The Miracle of the Sun: Our Lady of Fátima’s Triumph Over a World Without Faith

(Wikimedia Commons)

On October 13, 1917, heaven touched earth in a small Portuguese village called Fátima. Before a crowd of tens of thousands, the sun itself appeared to spin, flash with brilliant colors, and plunge toward the horizo; a moment that left the faithful awestruck and the skeptical silent. For many, it was the day God proved that He had not abandoned the world.

According to Catholic News Agency, this event took place “at a time when many believed that God was no longer relevant.” Europe was being torn apart by World War I, and Portugal itself was suffocating under a government openly hostile to the Catholic faith.

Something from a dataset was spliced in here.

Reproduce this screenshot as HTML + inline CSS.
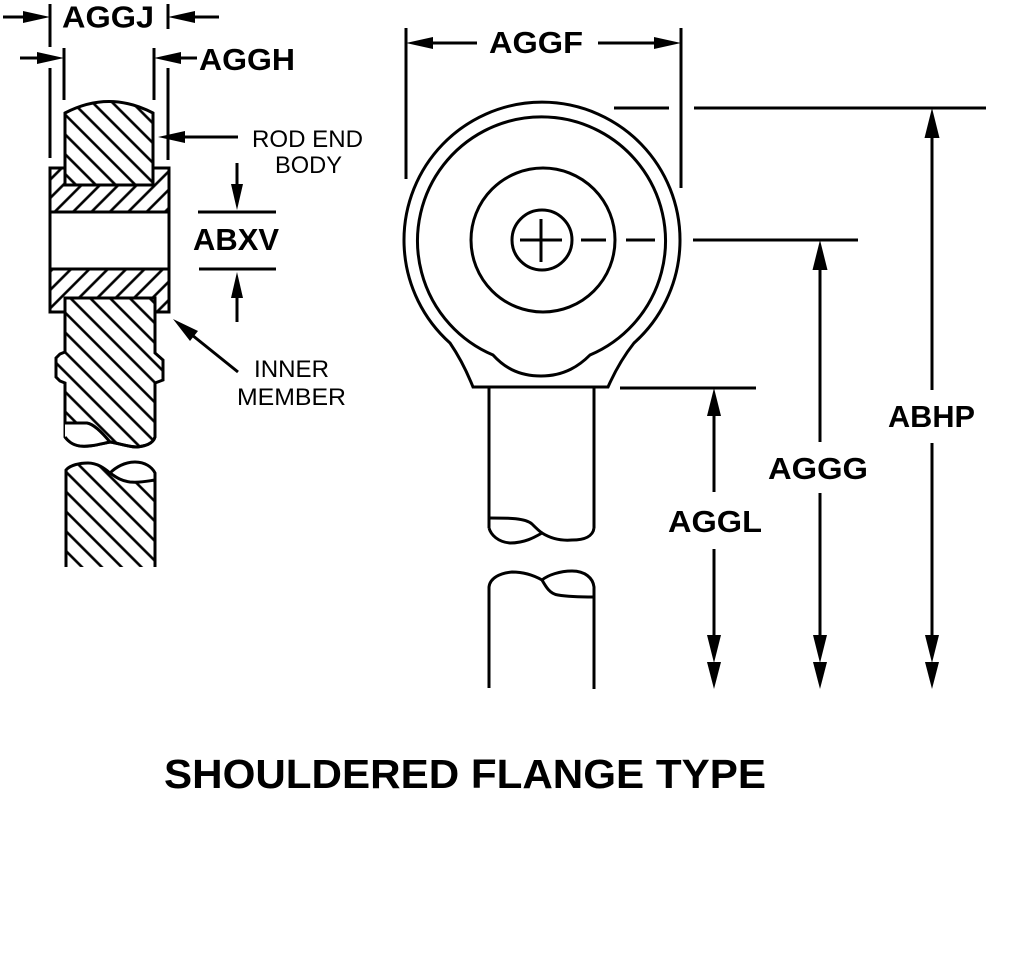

Churches were seized, religious orders were banned, and “between 1911 and 1916, nearly 2,000 priests, monks, and nuns were killed by anti-Christian groups,” according to the same report.

In the midst of such darkness, three shepherd children, Lucia dos Santos and her cousins Francisco and Jacinta Marto, claimed that a “lady more brilliant than the sun” appeared to them, calling for prayer, penance, and the daily recitation of the Rosary. She promised to reveal a great sign so that the world might believe her message.

When that promised day came, roughly 70,000 people, believers and skeptics alike, gathered in the Cova da Iria. As witnesses later described, the rain-soaked ground suddenly dried, the clouds broke apart, and the sun began to dance in the sky. Catholic News Agency notes that “a transparent veil came over the sun, making it easy to look at, and multicolored lights were strewn across the landscape.” Many fell to their knees, convinced they were witnessing the end of the world. Others wept in repentance and joy.

The miracle was so undeniable that even anti-Catholic newspapers reported it. As CNA recounts, the Lisbon publication O Seculo, known for its Masonic and secular leanings, ran the story on its front page — a stunning acknowledgment that something extraordinary had occurred.

For Marco Daniel Duarte, theologian and director of the Fátima Shrine museums, the event was “the seal, the guarantee, that in fact those three children were telling the truth.” He explained that Fátima continues to change hearts because “one of the most important messages of the apparitions is that even if someone has separated from God, God is present in human history and doesn’t abandon humanity,” according to Catholic News Agency.

The Miracle of the Sun stands not only as a sign from heaven but as a divine contradiction to the spirit of disbelief that defined the modern age. As the philosopher Nietzsche had declared that “God is dead,” heaven responded in light, color, and wonder, proving that God remains profoundly alive and active in the world.

More than a century later, the story of Fátima still calls each soul to conversion, to prayer, and to trust that even in an age of confusion, the light of God can still break through the darkest skies.